Just wanted to share this because it was very moving to me. Be sure to check our Seraphina's post below!
Blessed Margaret of Castello, O.P.
1287-1320
It was 9 June 1558. The coffin was carefully opened, leaving the official witness awe-stricken. He clothing had crumbled to dust, but the body was perfectly preserved. It was immediately evident to all that she had been a dwarf, her body measuring only four feet long. Her head was rather large, out of proportion with the rest of her thin body. The forehead was broad, with the face tapering to the chin; her nose, quite prominent; her teeth, small… even… serrated at the edges. The hands and feet were small. The right leg measured an inch and a half shorter than the left, which caused her to walk with a limp. The arms were crossed in front of the body, with the left arm and hand being slightly raised without support. Following a thorough and rigorous examination by a team of physicians, the body was reclothed in the Dominican habit and placed in a new coffin.
The birth of a deformed child is a traumatic experience for most parents. After the initial shock, grace and compassion conquer outright rejection. This was not so with Margaret’s parents. Blessed Margaret of Castello was born dreadfully deformed. She was a dwarf, totally blind, hunch-backed and so lame she could hardly walk. Her father immediately ordered the child to be kept out of sight.
Afraid that the child would be seen if she remained in the castle, her father built a small cell next to the parish church in the forest. He thrust the unfortunate child into the cell and ordered the mason to wall up the doorway. Margaret was only six years old.
When she was seventeen, her parents took her on pilgrimage to Citta-di-Castello to the tomb of the saintly Franciscan Friar, Giacomo, who-they hoped-would miraculously cure her. When that tactic failed, the heartless parents abandoned her.
Left there to herself, Margaret was befriended by beggars, only to become one herself. Not long afterward, she joined the Mantellate, the first unmarried woman to become a Dominican Tertiary. Thereafter, several well-to-do families in turn gave her a home. Wherever she went, she brought peace.
Margaret was remarkable for clarity of mind and for infused contemplation. She willingly embraced her cross because she saw suffering through the eyes of faith. She did not know why God permitted her to have so many afflictions; but what she did know, was that He never permits one single misfortune without good reason. Margaret often wondered why people pitied her since she viewed her suffering as the expression of Christ’s love for her and her means to gain heaven.
Pain made Margaret compassionate, sensitive and understanding toward others. She visited prisoners, helped the sick, comforted the dying.

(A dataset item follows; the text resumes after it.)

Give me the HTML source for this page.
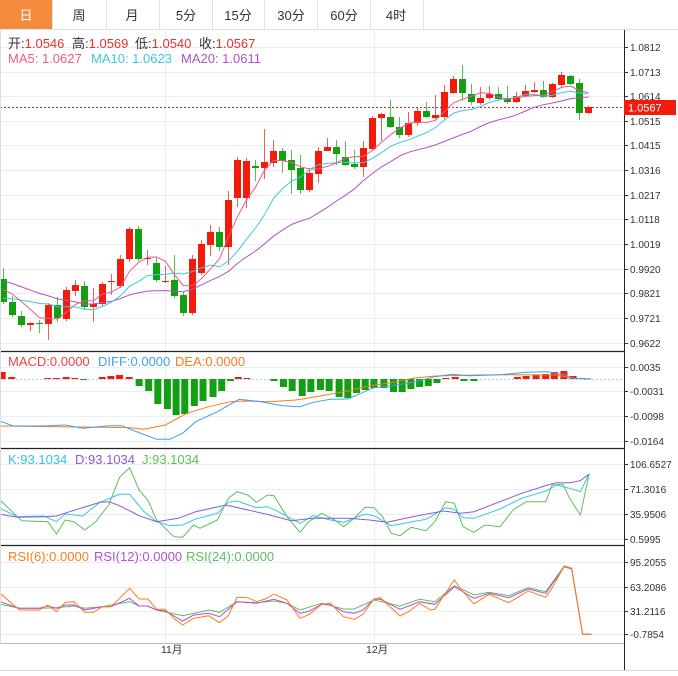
<!DOCTYPE html>
<html><head><meta charset="utf-8"><style>
body{margin:0;background:#fff;width:678px;height:671px;overflow:hidden;font-family:"Liberation Sans","Noto Sans CJK SC",sans-serif}
svg text{font-family:"Liberation Sans","Noto Sans CJK SC",sans-serif}
</style></head><body>
<svg id="s" width="678" height="671" xmlns="http://www.w3.org/2000/svg">
<rect x="0" y="0" width="678" height="671" fill="#fff"/>
<rect x="0" y="0" width="52" height="30" fill="#f28b3c"/>
<g stroke="#e2e2e2" stroke-width="1">
<line x1="0" y1="29.5" x2="678" y2="29.5"/>
<line x1="52.5" y1="0" x2="52.5" y2="30"/><line x1="106.5" y1="0" x2="106.5" y2="30"/>
<line x1="159.5" y1="0" x2="159.5" y2="30"/><line x1="212.5" y1="0" x2="212.5" y2="30"/>
<line x1="264.5" y1="0" x2="264.5" y2="30"/><line x1="317.5" y1="0" x2="317.5" y2="30"/>
<line x1="370.5" y1="0" x2="370.5" y2="30"/><line x1="423.5" y1="0" x2="423.5" y2="30"/>
</g>
<g font-size="13" text-anchor="middle" fill="#333">
<text x="26" y="20" fill="#fff">日</text><text x="79" y="20">周</text><text x="132" y="20">月</text>
<text x="186" y="20">5分</text><text x="238" y="20">15分</text><text x="291" y="20">30分</text>
<text x="344" y="20">60分</text><text x="396" y="20">4时</text>
</g>
<g id="grid" stroke="#e8eef2" stroke-width="1"></g>
<g id="plot"></g>
<g stroke="#222" stroke-width="1.2">
<line x1="0" y1="351.5" x2="624" y2="351.5"/>
<line x1="0" y1="448.5" x2="624" y2="448.5"/>
<line x1="0" y1="545.5" x2="624" y2="545.5"/>
</g>
<line x1="0" y1="643.5" x2="624" y2="643.5" stroke="#bbb"/>
<line x1="624.5" y1="30" x2="624.5" y2="671" stroke="#222"/>
<line x1="0.5" y1="30" x2="0.5" y2="643" stroke="#ddd"/>
<line x1="0" y1="670.5" x2="678" y2="670.5" stroke="#ddd"/>
<g font-size="13">
<text y="48" fill="#333"><tspan x="8">开:<tspan fill="#e8322a">1.0546</tspan></tspan><tspan x="72">高:<tspan fill="#e8322a">1.0569</tspan></tspan><tspan x="135">低:<tspan fill="#e8322a">1.0540</tspan></tspan><tspan x="199">收:<tspan fill="#e8322a">1.0567</tspan></tspan></text>
<text y="63"><tspan x="8" fill="#f0588a">MA5: 1.0627</tspan><tspan x="91" fill="#3cc8e0">MA10: 1.0623</tspan><tspan x="181" fill="#b450c8">MA20: 1.0611</tspan></text>
<text y="366"><tspan x="8" fill="#f04040">MACD:0.0000</tspan><tspan x="98" fill="#3ea0f0">DIFF:0.0000</tspan><tspan x="175" fill="#ff7a1a">DEA:0.0000</tspan></text>
<text y="464"><tspan x="8" fill="#36c0e0">K:93.1034</tspan><tspan x="75" fill="#8a5ad8">D:93.1034</tspan><tspan x="142" fill="#5cbf5c">J:93.1034</tspan></text>
<text y="561"><tspan x="8" fill="#ff7a1a">RSI(6):0.0000</tspan><tspan x="94" fill="#b450d0">RSI(12):0.0000</tspan><tspan x="186" fill="#5cbf5c">RSI(24):0.0000</tspan></text>
</g>
<g font-size="10.5" fill="#333">
<text x="161" y="653">11月</text><text x="366" y="653">12月</text>
</g>
<g id="axis" font-size="10" fill="#333"></g>
<rect x="624" y="100" width="52" height="15" fill="#f21b0c"/>
<text x="628" y="111.5" font-size="11" fill="#fff">1.0567</text>
</svg>
<script>
var NS="http://www.w3.org/2000/svg",plot=document.getElementById('plot'),grid=document.getElementById('grid'),axis=document.getElementById('axis');
function el(p,t,a){var e=document.createElementNS(NS,t);for(var k in a)e.setAttribute(k,a[k]);p.appendChild(e);return e;}
function tick(y,label,gridOn){if(gridOn)el(grid,'line',{x1:0,y1:y+.5,x2:624,y2:y+.5});el(axis,'line',{x1:624,y1:y+.5,x2:628,y2:y+.5,stroke:'#333'});var t=el(axis,'text',{x:630,y:y+4});t.textContent=label;}
[[47,'1.0812'],[72,'1.0713'],[96,'1.0614'],[121,'1.0515'],[145,'1.0415'],[170,'1.0316'],[195,'1.0217'],[219,'1.0118'],[244,'1.0019'],[269,'0.9920'],[293,'0.9821'],[318,'0.9721'],[343,'0.9622']].forEach(function(a){tick(a[0],a[1],true)});
[[367,'0.0035'],[391,'-0.0031'],[416,'-0.0098'],[441,'-0.0164']].forEach(function(a){tick(a[0],a[1],true)});
[[464,'106.6527'],[489,'71.3016'],[514,'35.9506'],[539,'0.5995']].forEach(function(a){tick(a[0],a[1],true)});
[[562,'95.2055'],[587,'63.2086'],[611,'31.2116'],[634,'-0.7854']].forEach(function(a){tick(a[0],a[1],true)});
el(grid,'line',{x1:165.5,y1:30,x2:165.5,y2:643});el(grid,'line',{x1:374.5,y1:30,x2:374.5,y2:643});
el(plot,'line',{x1:0,y1:107.5,x2:624,y2:107.5,stroke:'#e02020','stroke-dasharray':'2,2'});
el(plot,'line',{x1:0,y1:379.5,x2:624,y2:379.5,stroke:'#9fd8f0','stroke-dasharray':'2,2'});
var R='#f21b0c',G='#12a012';
var C=[[0,279,302,268,304],[0,302,315,296,317],[0,316,325,311,327],[1,323,325,322,331],[0,323,324,320,333],[1,305,324,303,340],[0,305,318,297,322],[1,290,319,287,321],[1,285,291,280,296],[0,286,307,281,309],[1,304,307,288,322],[1,284,304,282,306],[1,281,282,274,295],[1,259,286,255,288],[1,229,259,227,262],[0,229,259,226,261],[1,258,259,250,265],[0,263,280,258,282],[1,281,282,266,283],[0,280,296,255,298],[0,295,313,292,316],[1,259,313,255,315],[1,244,273,240,275],[1,232,245,225,256],[0,232,247,227,251],[1,200,247,191,265],[1,160,198,157,207],[1,161,198,158,208],[0,166,168,160,181],[1,162,168,129,179],[1,151,163,140,167],[0,151,161,148,173],[0,160,170,150,194],[0,168,190,155,194],[1,173,190,168,192],[1,151,174,147,183],[1,147,151,138,150],[0,147,154,140,165],[0,157,165,141,166],[0,164,167,150,169],[1,148,167,141,177],[1,118,149,116,151],[1,114,118,113,141],[0,117,127,100,128],[0,127,135,117,138],[1,123,135,112,137],[1,111,123,107,126],[0,111,117,102,118],[1,115,118,95,119],[1,92,117,85,119],[1,79,93,76,94],[0,79,93,65,101],[0,94,102,84,105],[1,98,103,87,105],[1,94,98,86,100],[0,94,99,87,101],[0,98,102,86,104],[1,96,102,92,103],[1,91,96,85,97],[1,90,92,82,93],[0,90,97,81,98],[1,84,97,83,98],[1,75,85,72,87],[0,76,84,75,85],[0,83,113,79,120],[1,107,113,106,114]];
var closes=[];
C.forEach(function(c,i){var x=3+9*i,col=c[0]?R:G;
 el(plot,'line',{x1:x+.5,y1:c[3],x2:x+.5,y2:c[4],stroke:col,'stroke-width':1,opacity:.7});
 el(plot,'rect',{x:x-3,y:c[1],width:7,height:Math.max(1,c[2]-c[1]),fill:col});
 closes.push(c[0]?c[1]:c[2]);});
var pad=[];for(var i=0;i<10;i++)pad.push(258);pad.push(310,310,310,310,305,300,292,288,284,282);
var all=pad.concat(closes);
function ma(n,col){var pts=[];for(var i=0;i<closes.length;i++){var j=i+pad.length,s=0;for(var k=0;k<n;k++)s+=all[j-k];pts.push((3+9*i+.5)+','+(s/n).toFixed(1));}
 el(plot,'polyline',{points:pts.join(' '),fill:'none',stroke:col,'stroke-width':1});}
ma(20,'#b450c8');ma(10,'#3cc8e0');ma(5,'#f0588a');
var B=[[5,7],[27,2],[110,1],[130,1],[152,2],[172,1],[192,-1],[235,2],[255,3],[275,4],[297,2],[320,-7],[342,-12],[363,-25],[385,-30],[405,-36],[425,-35],[447,-27],[467,-22],[490,-18],[510,-12],[530,-2],[548,2],[568,1],[630,-2],[652,-8],[672,-12],[695,-17],[715,-13],[737,-11],[757,-12],[780,-18],[800,-19],[820,-14],[840,-11],[860,-9],[883,-9],[905,-13],[925,-13],[945,-10],[965,-8],[985,-7],[1005,-4],[1025,1],[1047,2],[1067,-2],[1090,-2],[1190,2],[1210,3],[1233,4],[1255,5],[1275,7],[1297,8],[1318,3]];
B.forEach(function(b){var x=b[0]/2.3,h=b[1];el(plot,'rect',{x:x-3.5,y:h>0?379-h:379,width:7,height:Math.abs(h),fill:h>0?R:G});});
function line(pts,base,col){el(plot,'polyline',{points:pts.map(function(p){return (p[0]/2.3).toFixed(1)+','+(base+p[1]/3).toFixed(1)}).join(' '),fill:'none',stroke:col,'stroke-width':1});}
line([[0,243],[300,248],[330,253],[380,240],[430,205],[480,185],[530,170],[560,168],[620,170],[680,165],[740,152],[800,138],[850,122],[900,113],[950,100],[1000,93],[1100,90],[1200,89],[1280,90],[1320,100],[1360,102]],345,'#ff7a1a');
line([[0,228],[30,243],[100,243],[150,240],[190,250],[250,242],[280,242],[310,258],[360,283],[390,283],[420,265],[450,230],[500,200],[550,163],[600,170],[650,182],[690,185],[720,172],[760,163],[800,162],[830,145],[860,128],[900,122],[950,112],[1000,95],[1040,88],[1080,92],[1150,89],[1210,82],[1260,80],[1300,90],[1320,100],[1360,102]],345,'#3ea0f0');
line([[0,165],[40,215],[50,227],[110,230],[130,267],[150,225],[170,230],[195,255],[220,230],[250,180],[275,97],[298,68],[320,135],[340,165],[360,225],[400,275],[420,277],[445,240],[460,250],[500,225],[525,160],[545,140],[570,150],[590,172],[615,150],[630,152],[660,215],[690,262],[710,230],[740,205],[770,225],[790,245],[810,225],[840,187],[860,188],[880,215],[900,265],[920,272],[945,247],[980,257],[1000,230],[1025,170],[1045,175],[1065,245],[1090,262],[1115,240],[1150,245],[1180,195],[1210,170],[1255,170],[1270,120],[1295,118],[1310,160],[1335,210],[1355,87]],445,'#5cbf5c');
line([[0,190],[40,215],[100,213],[130,230],[150,207],[190,213],[230,172],[275,148],[298,148],[330,198],[360,230],[390,242],[420,240],[450,222],[500,205],[525,172],[545,168],[590,188],[615,185],[640,200],[690,235],[720,212],[760,225],[790,232],[810,222],[840,207],[860,212],[900,242],[930,235],[980,223],[1025,188],[1045,193],[1065,218],[1090,220],[1150,192],[1200,160],[1255,138],[1280,120],[1310,130],[1335,140],[1355,87]],445,'#36c8e0');
line([[0,208],[40,217],[100,215],[130,213],[160,200],[230,172],[250,170],[275,182],[320,212],[360,230],[410,220],[450,200],[520,180],[560,192],[620,210],[670,227],[720,220],[800,220],[850,225],[890,232],[960,212],[1020,198],[1060,205],[1090,200],[1170,160],[1200,145],[1260,120],[1280,113],[1310,113],[1335,107],[1355,87]],445,'#8a5ad8');
line([[0,178],[45,190],[90,190],[130,188],[170,183],[195,190],[235,185],[298,170],[320,183],[340,183],[360,195],[420,212],[480,195],[505,202],[545,170],[590,173],[630,168],[660,175],[690,195],[740,175],[790,192],[815,192],[860,165],[920,183],[965,163],[1000,170],[1045,122],[1090,150],[1125,142],[1170,152],[1215,128],[1255,140],[1298,63],[1315,70],[1340,268],[1360,268]],545,'#5cbf5c');
line([[0,170],[45,190],[90,190],[110,183],[130,190],[150,180],[170,180],[195,195],[235,185],[255,185],[298,160],[320,183],[340,183],[360,195],[380,198],[420,228],[445,210],[480,205],[505,215],[545,170],[590,175],[630,163],[660,175],[690,205],[712,198],[740,178],[760,180],[790,200],[815,205],[835,195],[860,163],[875,163],[920,193],[965,170],[1000,178],[1045,125],[1090,160],[1125,145],[1170,158],[1215,132],[1255,145],[1298,65],[1315,72],[1340,268],[1360,268]],545,'#b450d0');
line([[0,145],[45,195],[90,195],[110,180],[130,200],[150,172],[170,170],[195,202],[215,202],[235,185],[255,185],[275,160],[298,130],[320,162],[340,162],[360,193],[380,193],[400,220],[420,240],[445,220],[480,212],[505,233],[525,212],[545,157],[570,158],[590,170],[610,162],[630,147],[660,165],[690,220],[712,208],[740,178],[760,175],[790,215],[815,223],[835,208],[860,162],[875,158],[920,213],[940,200],[965,175],[990,195],[1000,193],[1045,105],[1065,140],[1090,177],[1125,148],[1170,173],[1215,138],[1255,157],[1270,128],[1298,63],[1315,70],[1340,268],[1360,268]],545,'#ff7a1a');
</script>
</body></html>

In spite of her handicap, Margaret was always joyful and courageous. She never became bitter, never complained, never reproached others, never lost heart. Rather, Margaret sought and found her strength in prayer and the sacraments. In every adversity, she turned to Jesus, Mary, Joseph and Dominic…there to find the courage to go on. And Margaret did go on…to achieve an intimacy with the Lord known only by those who love Him uncompromisingly.
The body of Blessed Margaret, which has never been embalmed, now lies under the high altar of the Church of St. Domenico at Citta-di-Castello, Italy. The arms of the body are still flexible; the eyelashes are present; the nails are in place on the hands and feet. The coloring of the body has darkened slightly, and the skin is dry and somewhat hardened; but by all standards, the preservation can be considered a remarkable condition, having endured for over six hundred fifty years.
Had she been conceived today, Margaret surely would have been a victim of abortion or left to die at birth…and what a tragedy that would have been!!! A tragedy for Margaret. who would have been deprived of the opportunity to suffer for Christ and thereby achieve the heights of sanctity; a tragedy for the Church…who would have been deprived of such an extraordinary daughter; for each of us…who, handicapped as we are by prejudice, by greed, by indifference, by cold-heartedness, or by whatever form it may take, would have been deprived of one with whom we can identify…of one who could truly show us that the only deformity abhorrent to God is the deformity of sin.
As an unwanted deformed child would she not be ‘the saint’ for our time…a special patron of the outcasts…the patron of the UNWANTED? Will you not join in a crusade for her canonization: She will never fail to help those who invoke her.